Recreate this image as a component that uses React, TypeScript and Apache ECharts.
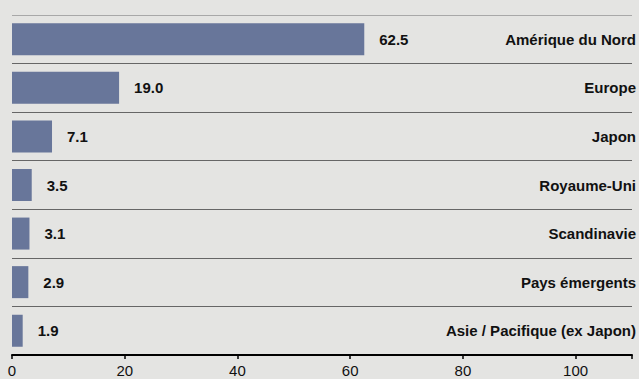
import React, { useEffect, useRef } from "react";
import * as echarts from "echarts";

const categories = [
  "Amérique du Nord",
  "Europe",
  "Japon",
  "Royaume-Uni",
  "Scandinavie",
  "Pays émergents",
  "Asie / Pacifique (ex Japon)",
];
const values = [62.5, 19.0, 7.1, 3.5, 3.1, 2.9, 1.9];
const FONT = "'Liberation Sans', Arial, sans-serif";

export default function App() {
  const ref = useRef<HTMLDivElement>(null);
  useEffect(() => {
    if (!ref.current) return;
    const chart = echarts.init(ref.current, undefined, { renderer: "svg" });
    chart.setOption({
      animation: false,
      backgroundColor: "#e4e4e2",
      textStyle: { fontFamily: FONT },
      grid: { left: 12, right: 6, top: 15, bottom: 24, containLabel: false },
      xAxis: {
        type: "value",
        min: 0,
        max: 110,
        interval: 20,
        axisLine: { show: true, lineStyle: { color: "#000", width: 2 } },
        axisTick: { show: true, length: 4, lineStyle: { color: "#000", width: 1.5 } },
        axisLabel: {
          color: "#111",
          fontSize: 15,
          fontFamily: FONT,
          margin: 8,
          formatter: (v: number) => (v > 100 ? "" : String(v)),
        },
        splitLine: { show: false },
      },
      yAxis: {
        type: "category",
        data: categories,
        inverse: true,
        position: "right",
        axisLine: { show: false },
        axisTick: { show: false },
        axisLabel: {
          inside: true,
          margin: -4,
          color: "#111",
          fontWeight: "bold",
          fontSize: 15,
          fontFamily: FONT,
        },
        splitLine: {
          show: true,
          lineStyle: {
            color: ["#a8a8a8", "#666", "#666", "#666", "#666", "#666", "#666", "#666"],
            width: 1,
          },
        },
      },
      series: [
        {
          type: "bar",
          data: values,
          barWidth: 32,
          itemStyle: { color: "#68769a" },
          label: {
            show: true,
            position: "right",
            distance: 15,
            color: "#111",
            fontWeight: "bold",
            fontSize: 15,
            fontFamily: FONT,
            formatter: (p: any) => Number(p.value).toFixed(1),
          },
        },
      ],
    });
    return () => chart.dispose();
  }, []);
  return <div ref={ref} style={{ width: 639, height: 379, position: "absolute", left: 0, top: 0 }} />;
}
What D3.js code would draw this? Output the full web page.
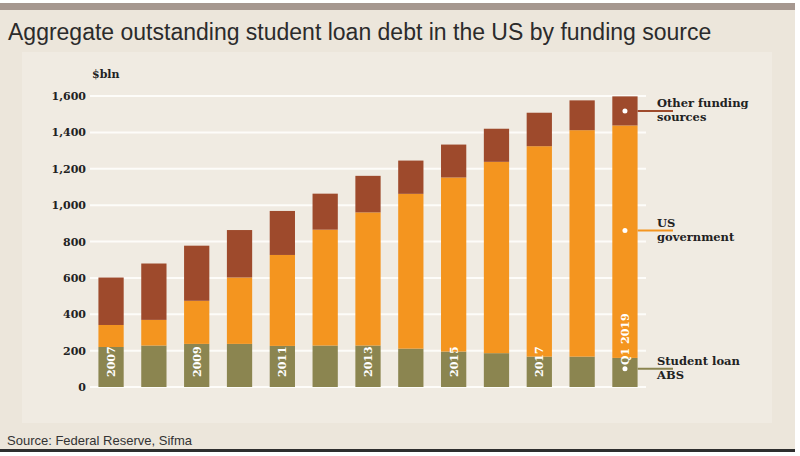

※

Determine how many lines contain the word "React" and reply with that number alone.

2